**Given data:**
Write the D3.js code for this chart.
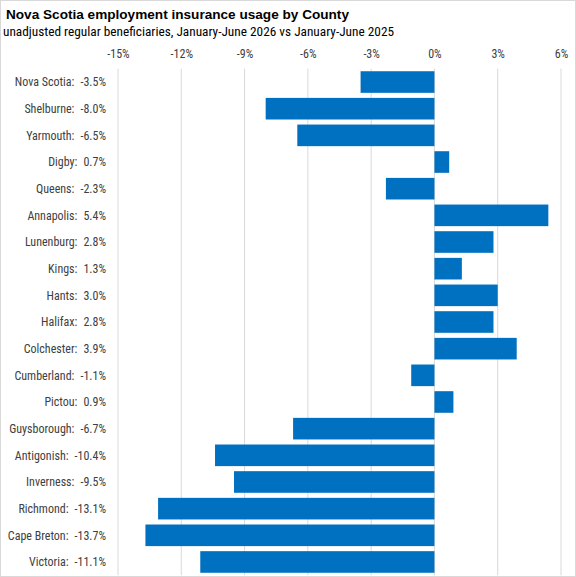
<!DOCTYPE html>
<html><head><meta charset="utf-8">
<script src="https://cdn.jsdelivr.net/npm/d3@7"></script>
<style>
html,body{margin:0;padding:0;background:#fff;}
svg{display:block;}
</style></head>
<body>
<svg id="c" width="576" height="577"></svg>
<script>
const categories = ["Nova Scotia","Shelburne","Yarmouth","Digby","Queens","Annapolis","Lunenburg","Kings","Hants","Halifax","Colchester","Cumberland","Pictou","Guysborough","Antigonish","Inverness","Richmond","Cape Breton","Victoria"];
const values = [-3.5,-8.0,-6.5,0.7,-2.3,5.4,2.8,1.3,3.0,2.8,3.9,-1.1,0.9,-6.7,-10.4,-9.5,-13.1,-13.7,-11.1];
const tickValues = [-15,-12,-9,-6,-3,0,3,6];

(function(){
const svg = d3.select("#c");
const W = 576, H = 577;
const font = "'Liberation Sans Narrow','Roboto Condensed','Liberation Sans',Arial,sans-serif";

svg.append("rect").attr("x",0.5).attr("y",0.5).attr("width",W-1).attr("height",H-1)
  .attr("fill","#fff").attr("stroke","#d9d9d9");

svg.append("text").attr("x",6).attr("y",19).attr("font-family","'Liberation Sans',Arial,sans-serif")
  .attr("font-weight","bold").attr("font-size",13.6).attr("fill","#000")
  .text("Nova Scotia employment insurance usage by County");
svg.append("text").attr("x",3).attr("y",36).attr("font-family",font)
  .attr("font-size",13.3).attr("fill","#000")
  .text("unadjusted regular beneficiaries, January-June 2026 vs January-June 2025");

const plotTop = 68.7, plotBottom = 575.3;
const x = d3.scaleLinear().domain([-15,6]).range([118,561]);
const y = d3.scaleBand().domain(categories).range([plotTop,plotBottom]).paddingInner(0.19).paddingOuter(0.095);

svg.append("g").selectAll("line").data(tickValues).join("line")
  .attr("x1",d=>x(d)).attr("x2",d=>x(d)).attr("y1",plotTop).attr("y2",plotBottom)
  .attr("stroke","#d9d9d9").attr("stroke-width",1);

const ax = svg.append("g").attr("transform",`translate(0,${plotTop})`)
  .call(d3.axisTop(x).tickValues(tickValues).tickFormat(d=>d+"%").tickSize(0).tickPadding(11));
ax.select(".domain").remove();
ax.selectAll("text").attr("font-family",font).attr("font-size",12).attr("fill","#404040");

svg.append("g").selectAll("rect").data(values).join("rect")
  .attr("x",(d)=>x(Math.min(0,d)))
  .attr("width",d=>Math.abs(x(d)-x(0)))
  .attr("y",(d,i)=>y(categories[i]))
  .attr("height",y.bandwidth())
  .attr("fill","#0070C0");

const lbl = svg.append("g").selectAll("text").data(categories).join("text")
  .attr("x",106).attr("y",c=>y(c)+y.bandwidth()/2).attr("dy","0.35em")
  .attr("text-anchor","end").attr("font-family",font).attr("font-size",12).attr("fill","#404040");
lbl.append("tspan").text(c=>c+":");
lbl.append("tspan").attr("dx",6).text((c,i)=>values[i].toFixed(1)+"%");
})();
</script>
</body></html>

**Task directions:**
All of the lines above should be retyped precisely, apart from the pictures.

**Result:**
Write the D3.js code for this chart.
<!DOCTYPE html>
<html><head><meta charset="utf-8">
<script src="https://cdn.jsdelivr.net/npm/d3@7"></script>
<style>
html,body{margin:0;padding:0;background:#fff;}
svg{display:block;}
</style></head>
<body>
<svg id="c" width="576" height="577"></svg>
<script>
const categories = ["Nova Scotia","Shelburne","Yarmouth","Digby","Queens","Annapolis","Lunenburg","Kings","Hants","Halifax","Colchester","Cumberland","Pictou","Guysborough","Antigonish","Inverness","Richmond","Cape Breton","Victoria"];
const values = [-3.5,-8.0,-6.5,0.7,-2.3,5.4,2.8,1.3,3.0,2.8,3.9,-1.1,0.9,-6.7,-10.4,-9.5,-13.1,-13.7,-11.1];
const tickValues = [-15,-12,-9,-6,-3,0,3,6];

(function(){
const svg = d3.select("#c");
const W = 576, H = 577;
const font = "'Liberation Sans Narrow','Roboto Condensed','Liberation Sans',Arial,sans-serif";

svg.append("rect").attr("x",0.5).attr("y",0.5).attr("width",W-1).attr("height",H-1)
  .attr("fill","#fff").attr("stroke","#d9d9d9");

svg.append("text").attr("x",6).attr("y",19).attr("font-family","'Liberation Sans',Arial,sans-serif")
  .attr("font-weight","bold").attr("font-size",13.6).attr("fill","#000")
  .text("Nova Scotia employment insurance usage by County");
svg.append("text").attr("x",3).attr("y",36).attr("font-family",font)
  .attr("font-size",13.3).attr("fill","#000")
  .text("unadjusted regular beneficiaries, January-June 2026 vs January-June 2025");

const plotTop = 68.7, plotBottom = 575.3;
const x = d3.scaleLinear().domain([-15,6]).range([118,561]);
const y = d3.scaleBand().domain(categories).range([plotTop,plotBottom]).paddingInner(0.19).paddingOuter(0.095);

svg.append("g").selectAll("line").data(tickValues).join("line")
  .attr("x1",d=>x(d)).attr("x2",d=>x(d)).attr("y1",plotTop).attr("y2",plotBottom)
  .attr("stroke","#d9d9d9").attr("stroke-width",1);

const ax = svg.append("g").attr("transform",`translate(0,${plotTop})`)
  .call(d3.axisTop(x).tickValues(tickValues).tickFormat(d=>d+"%").tickSize(0).tickPadding(11));
ax.select(".domain").remove();
ax.selectAll("text").attr("font-family",font).attr("font-size",12).attr("fill","#404040");

svg.append("g").selectAll("rect").data(values).join("rect")
  .attr("x",(d)=>x(Math.min(0,d)))
  .attr("width",d=>Math.abs(x(d)-x(0)))
  .attr("y",(d,i)=>y(categories[i]))
  .attr("height",y.bandwidth())
  .attr("fill","#0070C0");

const lbl = svg.append("g").selectAll("text").data(categories).join("text")
  .attr("x",106).attr("y",c=>y(c)+y.bandwidth()/2).attr("dy","0.35em")
  .attr("text-anchor","end").attr("font-family",font).attr("font-size",12).attr("fill","#404040");
lbl.append("tspan").text(c=>c+":");
lbl.append("tspan").attr("dx",6).text((c,i)=>values[i].toFixed(1)+"%");
})();
</script>
</body></html>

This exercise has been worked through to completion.